La belle ville d'Addis-Abeba, en Éthiopie, ne disposait pas de la technologie moderne à laquelle Joseph était habitué
Shutterstock/Paluchowska

Prochaine génération Éthiopiens

Il est naturel que des immigrants de Russie, d'Éthiopie, d'Amérique, d'Asie et d'Amérique latine, pour n'en citer que quelques-uns, qui sont croyants, fondent des congrégations dans leur langue maternelle. Ces congrégations attirent d'autres immigrants comme eux et sont une source incroyable de communion et d'encouragement spirituel dans un pays difficile comme Israël. Ce qui est moins naturel et doit faire l'objet d'un effort conscient, c'est la transition de ces congrégations vers la langue hébraïque une fois qu'un nombre suffisant d'entre elles se sont installées dans le pays depuis des années.

La seule autre façon pour une congrégation de langue hébraïque de voir le jour, c'est lorsque la génération Sabra (les natifs) ou ceux qui sont arrivés très jeunes et ont grandi en Israël, s'étendent pour planter une œuvre entièrement nouvelle. Et c'est exactement ce que Joseph avait à l'esprit lorsqu'il a défini la vision de leur congrégation. Ce serait la première congrégation éthiopienne de langue hébraïque dans le pays.

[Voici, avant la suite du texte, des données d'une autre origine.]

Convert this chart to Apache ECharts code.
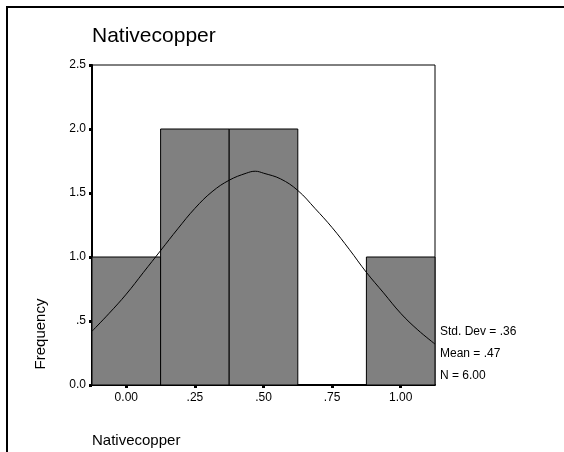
<!DOCTYPE html>
<html>
<head>
<meta charset="utf-8">
<script src="https://cdn.jsdelivr.net/npm/echarts@6/dist/echarts.min.js"></script>
<style>html,body{margin:0;padding:0;background:#fff;}#c{width:564px;height:452px;}</style>
</head>
<body>
<div id="c"></div>
<script>
// Histogram bins (lower edge, upper edge) and frequencies
var binStarts = [-0.125, 0.125, 0.375, 0.625, 0.875];
var binEnds   = [0.125, 0.375, 0.625, 0.875, 1.125];
var frequencies = [1, 2, 2, 0, 1];
// x tick labels
var xTickLabels = ['0.00', '.25', '.50', '.75', '1.00'];
// Normal curve (x, frequency)
var curveX = [-0.125, -0.0625, 0, 0.0625, 0.125, 0.1875, 0.25, 0.3125, 0.375, 0.4375, 0.47, 0.5, 0.5625, 0.625, 0.6875, 0.75, 0.8125, 0.875, 0.9375, 1.0, 1.0625, 1.125];
var curveY = [0.42, 0.56, 0.71, 0.88, 1.05, 1.22, 1.38, 1.51, 1.60, 1.655, 1.67, 1.655, 1.61, 1.52, 1.38, 1.23, 1.06, 0.88, 0.72, 0.56, 0.43, 0.32];
var statsLines = ['Std. Dev = .36', 'Mean = .47', 'N = 6.00'];
var titleText = 'Nativecopper';
var xName = 'Nativecopper';
var yName = 'Frequency';

var font = 'Arial, "Liberation Sans", sans-serif';
var chart = echarts.init(document.getElementById('c'), null, {renderer: 'canvas'});

var barData = binStarts.map(function (s, i) { return [s, binEnds[i], frequencies[i]]; });
var curveData = curveX.map(function (x, i) { return [x, curveY[i]]; });

var yFmt = function (v) {
  if (v === 0) return '0.0';
  if (v === 0.5) return '.5';
  return v.toFixed(1);
};

chart.setOption({
  animation: false,
  backgroundColor: '#fff',
  grid: {left: 92, top: 65, right: 129, bottom: 67, show: true, borderColor: '#000', borderWidth: 1, backgroundColor: 'transparent'},
  xAxis: [
    {type: 'value', min: -0.125, max: 1.125, show: false},
    {type: 'category', position: 'bottom', data: xTickLabels, boundaryGap: true,
     axisLine: {show: true, onZero: false, lineStyle: {color: '#000', width: 2}},
     axisTick: {show: true, alignWithLabel: true, length: 3, lineStyle: {color: '#000', width: 3}},
     axisLabel: {color: '#000', fontFamily: font, fontSize: 12, margin: 7},
     splitLine: {show: false}}
  ],
  yAxis: {type: 'value', min: 0, max: 2.5, interval: 0.5,
    axisLine: {show: true, onZero: false, lineStyle: {color: '#000', width: 2}},
    axisTick: {show: true, length: 3, lineStyle: {color: '#000', width: 3}},
    axisLabel: {color: '#000', fontFamily: font, fontSize: 12, margin: 6, formatter: yFmt},
    splitLine: {show: false}},
  series: [
    {type: 'custom', xAxisIndex: 0, yAxisIndex: 0, data: barData,
     renderItem: function (params, api) {
       var p0 = api.coord([api.value(0), api.value(2)]);
       var p1 = api.coord([api.value(1), 0]);
       if (api.value(2) <= 0) return null;
       return {type: 'rect', shape: {x: p0[0], y: p0[1], width: p1[0] - p0[0], height: p1[1] - p0[1]},
         style: {fill: '#808080', stroke: '#000', lineWidth: 1}};
     },
     encode: {x: [0, 1], y: 2}, z: 2},
    {type: 'line', xAxisIndex: 0, yAxisIndex: 0, data: curveData, smooth: 0.4, showSymbol: false,
     lineStyle: {color: '#000', width: 1}, z: 3}
  ],
  graphic: [
    {type: 'polyline', shape: {points: [[7, 452], [7, 7], [564, 7]]}, style: {stroke: '#000', lineWidth: 2, fill: null}},
    {type: 'text', left: 92, top: 26, style: {text: titleText, font: '21px ' + font, fill: '#000'}},
    {type: 'text', x: 41, y: 334, rotation: Math.PI / 2, style: {text: yName, font: '15px ' + font, fill: '#000', textAlign: 'center', textVerticalAlign: 'middle'}},
    {type: 'text', x: 92, y: 441, style: {text: xName, font: '15px ' + font, fill: '#000', textVerticalAlign: 'middle'}},
    {type: 'text', x: 440, y: 332, style: {text: statsLines[0], font: '12px ' + font, fill: '#000', textVerticalAlign: 'middle'}},
    {type: 'text', x: 440, y: 354, style: {text: statsLines[1], font: '12px ' + font, fill: '#000', textVerticalAlign: 'middle'}},
    {type: 'text', x: 440, y: 376, style: {text: statsLines[2], font: '12px ' + font, fill: '#000', textVerticalAlign: 'middle'}}
  ]
});
</script>
</body>
</html>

"Je savais que mon peuple avait un profond désir de faire partie de la culture israélienne et j'ai donc compris qu'il était crucial que notre expression spirituelle soit tout aussi israélienne si nous voulions élever la jeune génération d'Éthiopiens dans la foi en Yeshoua".

Joseph et sa femme ont rassemblé leurs trois jeunes enfants dans le salon et ont commencé à prier. Bientôt, des amis se sont joints à eux et, très vite, leur appartement s'est retrouvé plein à craquer à chaque réunion. Les réunions ayant lieu dans un quartier résidentiel le jour du shabbat, les voisins ont rapidement commencé à se plaindre du bruit occasionné par le culte et la communion.

Aujourd'hui, cette congrégation de moins de deux ans a déménagé dans une zone industrielle et continue de croître, même pendant la pandémie. Dans ce petit pays, la vitesse à laquelle cette congrégation s'est développée montre à quel point la moisson est mûre parmi les Israéliens éthiopiens parlant l'hébreu. Il n'est donc pas surprenant que Dieu ait choisi quelqu'un avec une passion et un engagement spirituels aussi profonds pour servir sa génération. Dieu sait qu'il y a beaucoup de travail à faire.